レザークラフトの手縫いの基本の縫い方
レザークラフトの縫う工程は、布の縫製とは違い、革にガイドラインを引いて、菱目打ちで穴をあけてから、ようやく糸で縫います。
あらかじめ縫い穴があいているので、綺麗に穴さえあけられていれば、縫い目を均一にまっすぐ縫うことはできます。
しかし、綺麗な縫い目にするには、菱目の穴の形状や針を通す位置を意識しなければいけません。
この記事では、基本の「平縫い」で綺麗な縫い目にする方法を紹介します。
レザークラフト手縫いの基本ポジション
レザークラフトで手縫いするときには、革を身体に対して縦にポジショニングするのが一般的です。
なんか革を挟む板みたいなものも必要?
あれは「レーシングポニー」とか「ステッチングツリー」っていうんだよ。
あると縫いやすいけど、革小物くらいなら無くても全然大丈夫。
この記事では、縫う位置や方向がわかりやすいように、革を固定するためにステッチングツリーを使用してます。
革を縫うときには、縫い始めの始点を奥にして、手前に縫っていくように革をセッティングします。
そして、右側が表(銀面)、左側が裏(床面、銀面の場合もある)になるようにします。
「表」というのは、作品が出来上がった時に「よく見られる部分」ですね。例えば二つ折りの名刺入れなら、外側が「表」、内側が「裏」のような感じです。
※このポジショニングは書籍などにもよく掲載されているものです。人によっては手前から奥に縫う人もいます。
手縫いの縫い始め
縫い始めは丈夫にするために2目ほど2重に縫うのが一般的です。ちなみに「縫い始め」のみ手前から奥に縫うことになります。
始点から2目を空けて、3目めの左側(裏側)から針を通します。
ちょうど左右の糸の長さが同じになるように引っ張ります。
奥に1目、左側(裏側)から針を刺して、右側から引っ張ります。
引っ張った糸を奥によけて、もう一方の針を右側(表側)から刺して引っ張ります。
糸を両方から引き締めます。力加減は均一にしましょう。また、革の厚さや硬さによって、ちょうどいい力加減を探ってください。
始点に、左側(裏側)から針を刺して、右側から引っ張ります。
引っ張った糸を奥によけて、もう一方の針を右側(表側)から刺して反対側に引っ張ります。
先ほどと同じ力加減で両方から引き締めます。
一目手前に戻るように、左側(裏側)から針を刺して、右側から引っ張ります。
その時、最初に通した糸の上に2周目の糸が来るように、穴の上の方から刺すようにします。

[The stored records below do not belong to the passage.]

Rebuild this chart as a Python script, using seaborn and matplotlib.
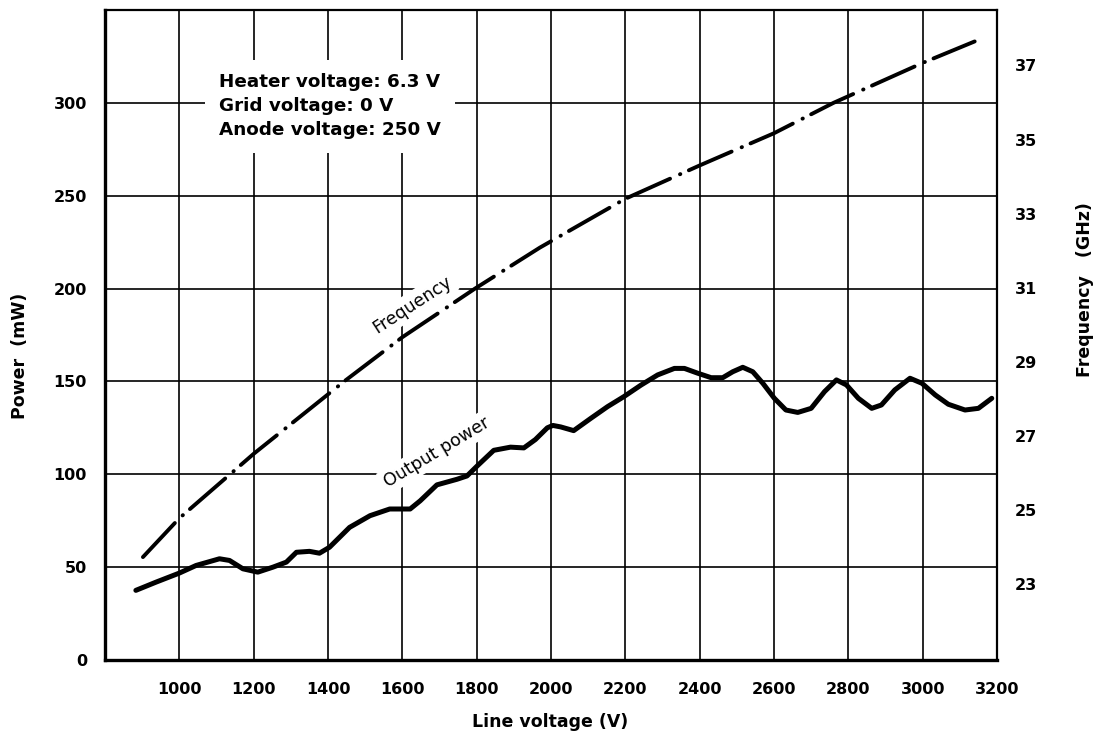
import matplotlib
matplotlib.use("Agg")
import matplotlib.pyplot as plt
import seaborn as sns

# valores
volt_power = [883, 937, 1000, 1045, 1108, 1135, 1171, 1211, 1252, 1288, 1315, 1350,
              1377, 1404, 1458, 1513, 1566, 1621, 1648, 1693, 1747, 1774, 1801, 1846,
              1891, 1927, 1958, 1990, 2005, 2026, 2061, 2107, 2152, 2196, 2242, 2287,
              2332, 2359, 2395, 2431, 2462, 2489, 2516, 2543, 2570, 2601, 2632, 2664,
              2700, 2736, 2768, 2795, 2827, 2863, 2889, 2925, 2966, 2998, 3034, 3069,
              3114, 3150, 3186]
power_mw = [37.5, 41.9, 46.8, 50.9, 54.5, 53.6, 49.1, 47.3, 50, 52.7, 58, 58.5,
            57.5, 60.7, 71.4, 77.7, 81.3, 81.3, 85.7, 94.3, 97.3, 99.1, 104.4, 112.9,
            114.6, 114.2, 118.7, 125, 126.3, 125.5, 123.5, 130.1, 136.4, 141.8, 148, 153.5,
            157, 157, 154.4, 152, 152, 155.2, 157.6, 155.2, 149, 140.9, 134.6, 133.3,
            135.5, 144.5, 150.8, 148.1, 140.9, 135.5, 137.3, 145.4, 151.7, 149, 142.7, 137.7,
            134.6, 135.5, 140.9]

volt_freq = [902, 1000, 1200, 1444, 1600, 1795, 1970, 2200, 2400, 2600, 2760, 3000, 3140]
freq_ghz = [23.72, 24.77, 26.51, 28.47, 29.66, 30.97, 32.08, 33.40, 34.30, 35.17, 35.99, 37.07, 37.65]

x_ticks = list(range(1000, 3201, 200))
power_ticks = list(range(0, 301, 50))
freq_ticks = list(range(23, 38, 2))

sns.set_style("white")
plt.rcParams["font.family"] = ["DejaVu Sans"]
plt.rcParams["text.color"] = "black"
plt.rcParams["axes.labelcolor"] = "black"
plt.rcParams["xtick.color"] = "black"
plt.rcParams["ytick.color"] = "black"

fig = plt.figure(figsize=(11.02, 7.33), dpi=100)
ax = fig.add_axes([0.0953, 0.0996, 0.8094, 0.8868])

sns.lineplot(x=volt_power, y=power_mw, ax=ax, color="black", linewidth=3.6)
ax.lines[-1].set_solid_capstyle("round")
ax.lines[-1].set_solid_joinstyle("round")

ax.set_xlim(800, 3200)
ax.set_ylim(0, 350)
ax.set_xticks(x_ticks)
ax.set_yticks(power_ticks)
ax.grid(True, color="black", linewidth=1.2)
ax.tick_params(axis="x", length=0, pad=16, labelsize=11.5)
ax.tick_params(axis="y", length=0, pad=13, labelsize=11.5)
for lab in ax.get_xticklabels() + ax.get_yticklabels():
    lab.set_fontweight("bold")
for s in ["left", "bottom"]:
    ax.spines[s].set_linewidth(2.4)
for s in ["top", "right"]:
    ax.spines[s].set_linewidth(1.6)
for s in ax.spines.values():
    s.set_color("black")
ax.set_xlabel("")
ax.set_ylabel("")

# eixo da direita (frequencia)
ax2 = ax.twinx()
sns.lineplot(x=volt_freq, y=freq_ghz, ax=ax2, color="black", linewidth=2.8)
linha = ax2.lines[-1]
linha.set_dashes([12, 2.8, 0.1, 2.4])
linha.set_dash_capstyle("round")
ax2.set_ylim(20.94, 38.5)
ax2.set_yticks(freq_ticks)
ax2.tick_params(axis="y", length=0, pad=13, labelsize=11.5)
for lab in ax2.get_yticklabels():
    lab.set_fontweight("bold")
ax2.grid(False)
for s in ax2.spines.values():
    s.set_visible(False)
ax2.set_ylabel("")

# textos
ax.text(0.128, 0.852, "Heater voltage: 6.3 V\nGrid voltage: 0 V\nAnode voltage: 250 V",
        transform=ax.transAxes, ha="left", va="center", fontsize=13.2, fontweight="bold",
        linespacing=1.42, bbox=dict(boxstyle="square,pad=0.75", fc="white", ec="none"))
ax.text(0.344, 0.546, "Frequency", transform=ax.transAxes, ha="center", va="center",
        rotation=33, fontsize=12.5, bbox=dict(boxstyle="square,pad=0.2", fc="white", ec="none"))
ax.text(0.372, 0.32, "Output power", transform=ax.transAxes, ha="center", va="center",
        rotation=31, fontsize=12.5, bbox=dict(boxstyle="square,pad=0.2", fc="white", ec="none"))

fig.text(20 / 1102, 1 - 356 / 733, "Power  (mW)", rotation=90, ha="center", va="center",
         fontsize=12.5, fontweight="bold")
fig.text(1085 / 1102, 1 - 290 / 733, "Frequency   (GHz)", rotation=90, ha="center", va="center",
         fontsize=12.5, fontweight="bold")
fig.text(550 / 1102, 1 - 722 / 733, "Line voltage (V)", ha="center", va="center",
         fontsize=12.5, fontweight="bold")

fig.savefig("out.png", dpi=100)
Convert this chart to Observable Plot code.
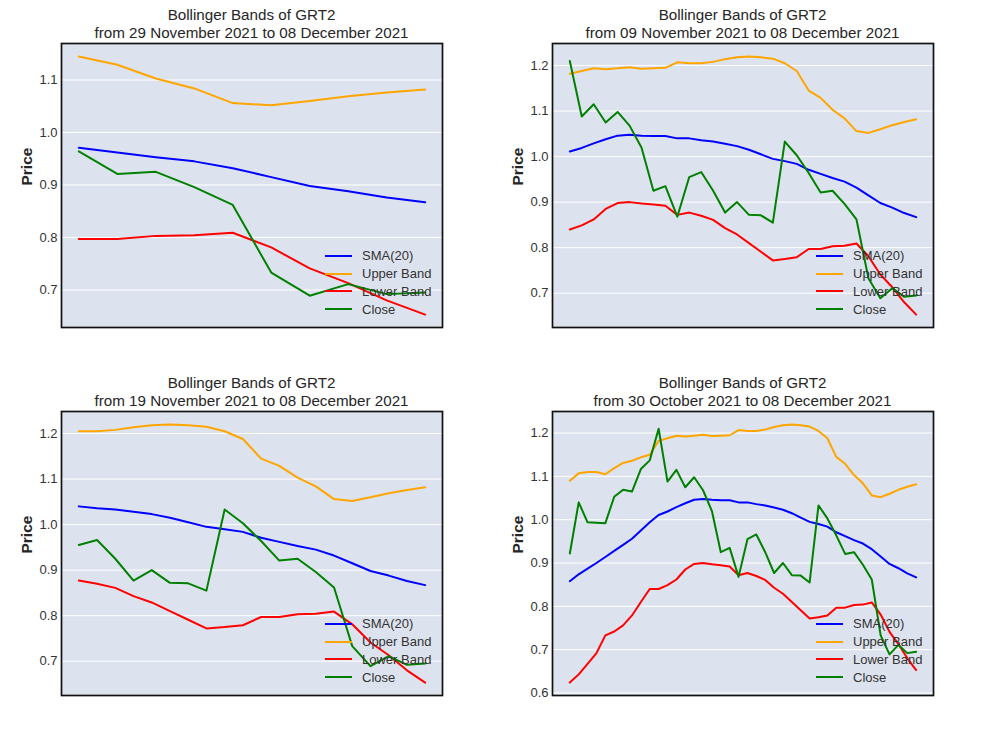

引っ張った糸を手前によけて、もう一方の針を右側(表側)から刺して引っ張ります。
ここでも、最初に通した糸の上に2周目の糸が来るように、穴の上の方から刺すようにします。
そして、両方から引き締めます。
さらに一目手前に、左側(裏側)から針を刺して、右側から引っ張ります。
ここでも、最初に通した糸の上に2周目の糸が来るように、穴の上の方から刺すようにします。
引っ張った糸を手前によけて、もう一方の針を右側(表側)から刺して引っ張ります。
ここでも、最初に通した糸の上に2周目の糸が来るように、穴の上の方から刺すようにします。
両サイドから出た糸を引き締めます。
このように始点から2目分で糸が2重に上下に並ぶように縫えたらOKです。
糸がクロスしたり、重なって1本に見えたりしないようにしよう。
「平縫い」の縫い方
レザークラフトで基本的な縫い方となるのが「平縫い」と呼ばれる縫い方です。
奥から手前に縫う、裏側(左)から針を刺す、がポイントです。
縫い始めの2重縫いが終わったところから平縫いのスタートです。
①一目手前に左側(裏側)から針を通して反対側に引っ張り出します。
②引っ張り出した糸を手前のやや下方向に引きながら、もう一方の針を右側(表側)から同じ穴に通します。
「やや下方向に引く」理由は以下の図で解説します。
理想的な縫い目は、すべての縫い目が、菱目打ちであけた菱形の穴の下から上に斜めに通る状態になっていることです。
最初に左側(裏側)から通して右側に出した糸を、菱形の斜め下方向に引くことで、菱形の上にスペースがあき、そこにもう一方の針を通すと、綺麗に下から上に縫い目ができるというわけです。
菱目の穴の形に対して糸がどのように通るか理屈がわかれば、綺麗に縫うにはどうしたら良いかわかってきますよ。
③両方の糸を引き締めます。
【引き締めのコツ】
写真ほど大げさに上下に引かなくてもいいですが、方向を意識すると縫い目が綺麗になります。
上記の①~③で一目縫えたことになります。あとはこれらの作業を終点まで繰り返していけば平縫いができます。
終点まで縫えた時に上のようになっていればOKです。